Veronica-May Clark originally filed the case in 2019, and the American Civil Liberties Union offered her representation in 2021. Clark, who has been in custody since 2007, alleges that after a diagnosis of gender dysphoria — a medical diagnosis for someone who experiences distress that can occur when their true gender does not match with their outward appearance and/or the sex they were assigned at birth — her treatment from the Department of Correction was inconsistent.

“At the end of the day, she just wants health care,” Elana Bildner, Clark’s attorney with the CT ACLU, told The Connecticut Mirror. “She wants the health care to be consistent, to be adequate, to be appropriate [and] to be able to rely on the fact that she will get this health care that she needs for the long term.”

As a result of the DOC’s continued delay of her requests, she says, her symptoms worsened, and she experienced serious self-harm and hospitalization.

Unheard requests for care

In July 2009, Clark was sentenced to an effective life sentence, 75 years, in Connecticut prison for beating his estranged wife’s boyfriend to death with a pipe.

According to Bildner, Clark “had lived publicly as a woman” on and off throughout her life but had never tried to access transitional care. When sentenced, Clark chose to present as a cisgender man for her safety in prison.

Seven years later, in April 2016, Clark requested treatment, including hormone therapy and gender-affirming surgery, and stated that she believed she had gender dysphoria. A month later, a DOC health care provider diagnosed Clark with gender dysphoria, but she was not provided any gender-affirming treatment, according to the lawsuit.

Clark turned to self-harm in an effort to treat herself. According to the memorandum and witness testimony, Clark attempted to castrate herself in her cell.

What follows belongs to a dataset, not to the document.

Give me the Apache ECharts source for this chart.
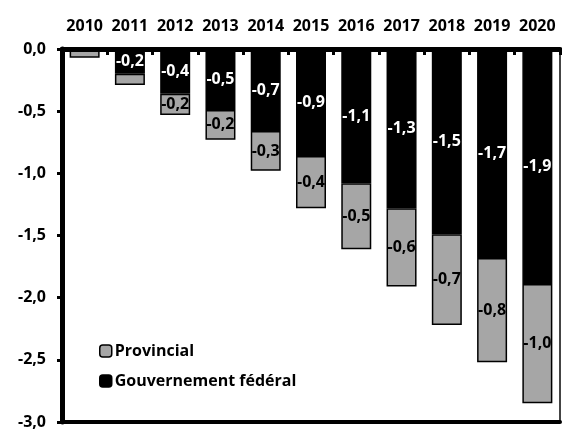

Following the incident, a DOC psychologist assessed Clark and affirmed that she had gender dysphoria and was undergoing a “high level of psychological distress.” Clark again filed a request for treatment consistent with the diagnosis.

According to Bildner, the DOC had an “informal policy” that “if you didn’t come into prison having received transitional care, you could not get it in prison.”

“She was fighting against something that she couldn’t see,” Bildner said. “The DOC said ‘Yes, you do [have gender dysphoria], and then refused her any transitional care on the basis of this unwritten policy.”

In the months after her hospitalization, Clark continued to request hormone therapy and gender-affirming surgery. She described her situation as “simply intolerable” and DOC’s treatment of her as “cruel and unusual.”

Later, in September 2017, Clark saw an endocrinologist at University of Connecticut Health. Her physician prescribed her a low “starter dose” of spironolactone and estradiol: two drugs used for hormone therapy. The physician requested a follow-up in three months with Clark to track her progress and increase her dosage to a therapeutic level.

Clark did not see the doctor again until August 2019.

The case

The inconsistent care, despite her requests, led Clark to sue the DOC for violating her Eighth Amendment right to freedom from cruel and unusual punishment and her Fourteenth Amendment right to equal protection under the law in April 2019, according to the complaint.

The Connecticut ACLU joined her team in 2021.

Bildner said the lawsuit occurred in two phases. The first, which was presided over by now-retired Justice Vanessa Bryant, was meant to “convince the court that if prisons have to provide health care, gender affirming care is health care. Therefore, prisons have to provide gender affirming care.”

On Sept. 15, 2023, the U.S. District Court issued summary judgment in favor of Clark. The court concluded that DOC employees were “deliberately indifferent to Ms. Clark’s serious medical needs.”

After that first decision, the case moved into its second “trial phase,” according to Bildner. This second phase took place throughout July 2024.

“[In] the trial phase, the DOC was trying to convince the judge [to] ‘forget about what had happened in the past,’ because they were now on top of it and no judicial intervention was required.”

The DOC presented evidence that since the September 2023 ruling, they were making an increased effort to give Clark the treatment she requested.